The Mixed Encoding Scanner is a Quickbase application designed to help app builders address this issue.
The Mixed Encoding Scanner
The first step in resolving the mixed character encoding problem is to scan your app and determine how much UTF-8 data you have in your App, if any. To simplify this scanning process, we asked for help from one of our premier Quickbase Solution Providers - Data Collaborative. They have developed a tool that can automatically scan apps and determine how much UTF-8 data exists in your apps. The Mixed Encoding Scanner is now available on the Quickbase app exchange. To get a copy of the app, click Explore Sample Apps on the My Apps page and search for "Mixed Encoding Scanner".
After creating your copy of the app from Exchange, you can perform an analysis on any app in your realm. Simply enter the app’s DBID and an app token to get started.

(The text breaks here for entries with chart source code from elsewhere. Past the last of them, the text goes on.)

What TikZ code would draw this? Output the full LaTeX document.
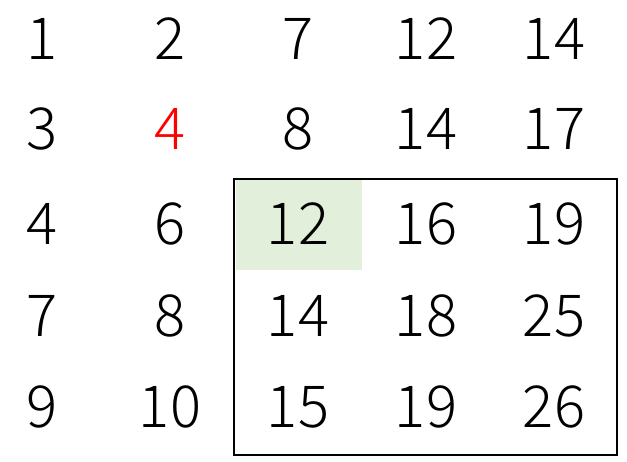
\documentclass[tikz,border=0pt]{standalone}
\usepackage{fontspec}
\setmainfont{Noto Sans CJK JP Light}
\definecolor{cellgreen}{HTML}{E2EFDA}
\definecolor{numred}{HTML}{FF0000}
\begin{document}
\begin{tikzpicture}[x=1pt,y=-1pt,
  num/.style={anchor=base,inner sep=0pt,font=\fontsize{58}{58}\selectfont},
  frame/.style={draw=black,line width=2pt}]
\useasboundingbox (0,0) rectangle (627,462);
\fill[cellgreen] (236,180) rectangle (362,270);
\coordinate (fa) at (234,179);
\coordinate (fb) at (617,455);
\draw[frame] (fa) rectangle (fb);
% row 1
\node[num] (n11) at (42,60) {1};
\node[num] (n12) at (170,60) {2};
\node[num] (n13) at (298,60) {7};
\node[num] (n14) at (426,60) {12};
\node[num] (n15) at (554,60) {14};
% row 2
\node[num] (n21) at (42,150) {3};
\node[num,text=numred] (n22) at (170,150) {4};
\node[num] (n23) at (298,150) {8};
\node[num] (n24) at (426,150) {14};
\node[num] (n25) at (554,150) {17};
% row 3
\node[num] (n31) at (42,245) {4};
\node[num] (n32) at (170,245) {6};
\node[num] (n33) at (298,245) {12};
\node[num] (n34) at (426,245) {16};
\node[num] (n35) at (554,245) {19};
% row 4
\node[num] (n41) at (42,337) {7};
\node[num] (n42) at (170,337) {8};
\node[num] (n43) at (298,337) {14};
\node[num] (n44) at (426,337) {18};
\node[num] (n45) at (554,337) {25};
% row 5
\node[num] (n51) at (42,428) {9};
\node[num] (n52) at (170,428) {10};
\node[num] (n53) at (298,428) {15};
\node[num] (n54) at (426,428) {19};
\node[num] (n55) at (554,428) {26};
\end{tikzpicture}
\end{document}
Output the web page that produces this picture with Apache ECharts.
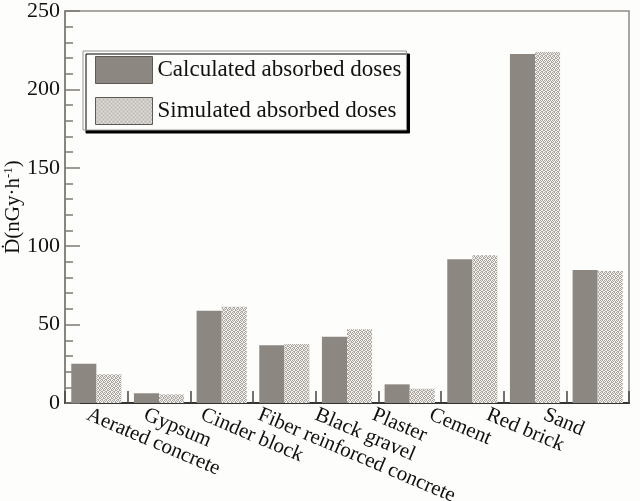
<!DOCTYPE html>
<html>
<head>
<meta charset="utf-8">
<script src="https://cdn.jsdelivr.net/npm/echarts@6/dist/echarts.min.js"></script>
<style>html,body{margin:0;padding:0;background:#fdfdfb;}#c{width:640px;height:501px;}</style>
</head>
<body>
<div id="c"></div>
<script>
const categories = ['Aerated concrete','Gypsum','Cinder block','Fiber reinforced concrete','Black gravel','Plaster','Cement','Red brick','Sand'];
const calculated = [25, 6.2, 58.9, 36.8, 42.3, 11.9, 91.6, 222.6, 84.8];
const simulated = [18.3, 5.5, 61.4, 37.6, 47, 9.1, 94.2, 223.9, 84.2];
const yTicks = [0, 50, 100, 150, 200, 250];

function makePattern() {
  const c = document.createElement('canvas');
  c.width = 4; c.height = 4;
  const ctx = c.getContext('2d');
  ctx.fillStyle = '#f3f1ee';
  ctx.fillRect(0, 0, 4, 4);
  ctx.fillStyle = '#aaa49f';
  const pts = [[0,0],[2,0],[1,1],[3,1],[0,2],[3,2],[1,3],[2,3]];
  pts.forEach(p => ctx.fillRect(p[0], p[1], 1, 1));
  return c;
}
const pattern = { image: makePattern(), repeat: 'repeat' };
const serif = "'Liberation Serif','DejaVu Serif',serif";

const chart = echarts.init(document.getElementById('c'), null, {renderer: 'canvas'});
chart.setOption({
  backgroundColor: '#fdfdfb',
  animation: false,
  grid: [
    {left: 65, right: 11, top: 11, bottom: 98, show: true, borderColor: '#8e8984', borderWidth: 1.5,
     backgroundColor: 'transparent', containLabel: false, outerBoundsMode: 'none'},
    {left: 59, width: 514, top: 11, bottom: 98, show: false, containLabel: false, outerBoundsMode: 'none'}
  ],
  legend: {
    orient: 'vertical',
    left: 83, top: 51,
    padding: [5, 5, 5, 12],
    itemGap: 13,
    itemWidth: 57, itemHeight: 27,
    icon: 'rect',
    backgroundColor: '#fdfdfb',
    borderColor: '#9a9590', borderWidth: 1,
    shadowColor: '#000', shadowOffsetX: 3, shadowOffsetY: 3, shadowBlur: 0,
    itemStyle: {borderColor: '#5e5954', borderWidth: 1},
    textStyle: {fontFamily: serif, fontSize: 23, color: '#111'},
    data: ['Calculated absorbed doses', 'Simulated absorbed doses']
  },
  xAxis: [
    {
      type: 'category', gridIndex: 0, data: categories,
      axisLine: {lineStyle: {color: '#333', width: 2}},
      axisTick: {show: true, inside: true, interval: 0, length: 12, lineStyle: {color: '#444', width: 1.5}},
      axisLabel: {show: false, interval: 0}
    },
    {
      type: 'category', gridIndex: 1, data: categories,
      axisLine: {show: false}, axisTick: {show: false},
      axisLabel: {rotate: -23, margin: 11, fontFamily: serif, fontSize: 21, color: '#111', interval: 0}
    }
  ],
  yAxis: [
    {
      type: 'value', gridIndex: 0, min: 0, max: 250, interval: 50,
      name: 'Ḋ(nGy·h{sup|-1})',
      nameLocation: 'middle', nameRotate: 90, nameGap: 40, nameMoveOverlap: false,
      nameTextStyle: {fontFamily: serif, fontSize: 21, color: '#111',
        rich: {sup: {fontFamily: serif, fontSize: 13, color: '#111', verticalAlign: 'top', padding: [0,0,10,0]}}},
      axisLine: {show: true, lineStyle: {color: '#7d7873', width: 1.5}},
      axisTick: {show: true, inside: true, length: 15, lineStyle: {color: '#7d7873', width: 1.5}},
      minorTick: {show: true, splitNumber: 5, length: 8, lineStyle: {color: '#7d7873', width: 1.5}},
      splitLine: {show: false},
      axisLabel: {fontFamily: serif, fontSize: 22, color: '#111', margin: 5,
        formatter: v => yTicks.includes(v) ? String(v) : ''}
    },
    {type: 'value', gridIndex: 1, show: false, min: 0, max: 250}
  ],
  series: [
    {
      name: 'Calculated absorbed doses', type: 'bar', xAxisIndex: 0, yAxisIndex: 0,
      data: calculated, barGap: '0%', barCategoryGap: '20%',
      itemStyle: {color: '#8d8782'}
    },
    {
      name: 'Simulated absorbed doses', type: 'bar', xAxisIndex: 0, yAxisIndex: 0,
      data: simulated, barGap: '0%', barCategoryGap: '20%',
      itemStyle: {color: pattern}
    }
  ]
});
</script>
</body>
</html>
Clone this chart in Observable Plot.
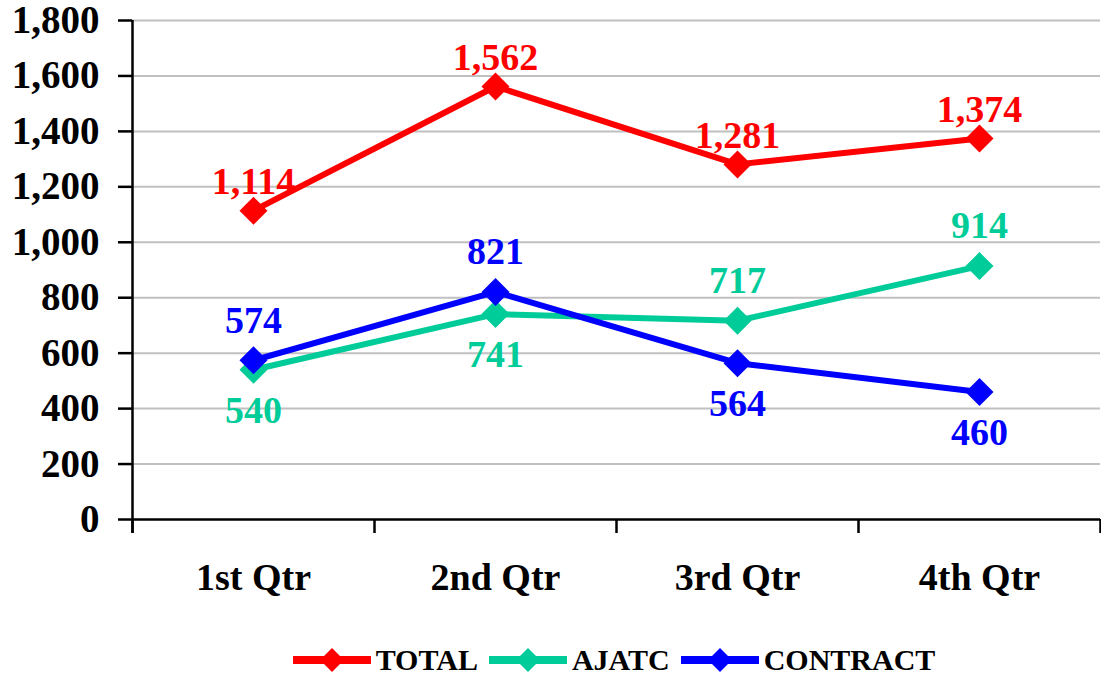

Next, the Scanner will estimate how long the analysis will take to run. This depends on the speed of your internet connection and the volume of data in the app.
After the analysis is complete, the results are displayed. You can browse the results to determine which tables, fields, records, and app variables need to be fixed.
Resolving the Mixed Character Encoding Problem
If you determine that only a few occurrences of problematic characters exist in your data, you can turn on UTF-8 mode for the app, and then simply edit those records, fields, etc. If your keyboard mapping supports all the affected characters, manually re-typing the characters that are not displaying properly will correct the issue.
Some of our more technical app builders may leverage the encoding tricks available in VSCode or a similar tool to solve the problem.
On the other hand, you may discover that your app has many occurrences of problematic characters. In that case, you’ll want to use a more automated approach to solve the problem. We recommend most builders work with Data Collaborative for a more hands-on approach to cleaning up the data. After cleaning up the data, enable the UTF-8 setting to ensure data entered going forward is saved properly.